Wednesday, May 06, 2015

See, Hear, Taste, Touch

We slept in a bit on Saturday and managed to do very little that was productive or useful, which was just the way it should have been. We slept and vacillated between the bed and the couches, lazing about like contended cats for most of the day.

It was too cold to go out, so we satisfied ourselves indoors.

Originally I think there may have been a plan to get food, but I’m sure this got forgotten in the general melee of trying to keep our hands off each other throughout the day.
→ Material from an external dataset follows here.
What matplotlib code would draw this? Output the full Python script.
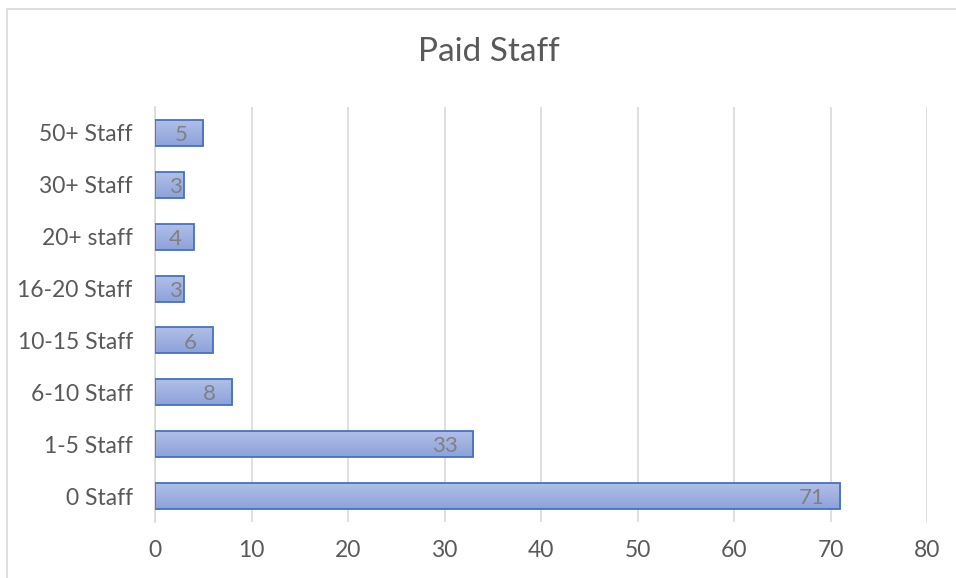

We failed miserably at it and only barely managed to get showered, dried, and presentable for leaving the house to go and see Hellion perform in his play on Valentine’s evening.

This required a trip to Brooklyn, which we managed to figure out how to do between the two of us even though it was a weekend and sometimes the trains can be strange. We snuggled into a car, pressed against each other, talking, thinking. I feel her next to me and think about our subway ride from the airport in Korea, how at home it felt to land in Incheon, just like landing in Chicago. The ride is full of diversity, the opposite of a Korean subway ride.

We manage to find the theater while dodging some snow and ice. I realize when we get there that I’m starving and at some point during the day we probably should have had some food instead of feasting only on each other. I don’t regret it, but the small little servings of pre-show hors d'oeuvres make me crazy. I stop eating, grab some wine and find us some seats. We check out the small side gallery to see what art is on display, but we do not see young Hellion. Not a surprise, as he is most likely backstage getting ready for the show.

We look resplendent together, I think as I look at her in her furs, with her tiara and the bun in her hair. I am wicked eyes, and chain necklaces and dark, a hard edge to her soft femininity. We are overdressed for the show and neither of us care. We dress as much for each other as to scandalize, and to amuse and distract the demon-child on the stage.


The show is a set of one-act plays which span across a theme of seeing, hearing, tasting and touching. With the theme, it’s a strange mix and only two of the plays seem to really go with the general thematic edge placed on the show. Hellion is fascinating as a dislikable paraplegic with a desire to gnash his teeth on blonde nurses, and looks completely flummoxed as the mark in a short play about gold-digging wives and down-and-out brothers. It was a fun show, sometimes odd in its collection, but all together interesting and engaging for a Valentine’s treat.

Afterward I run into a few people I’ve met on the scene, and meet one of Hellion’s friends as we wait for him to make his appearance from behind the curtain. He is greeting and thanking people, all Hellos and smiles generally working, which is something I understand all too well from my own work with people.

We finally all meet and collide over wine and decide to leave the fun, and the people, and the merrymaking and after parties in bars that Hellion can’t attend because he’s still only 20. Instead we decide to make our own party and pile into a cab, avoiding the ice, and snow, and cold, headed back to a small dog, open bottles, and my warm apartment.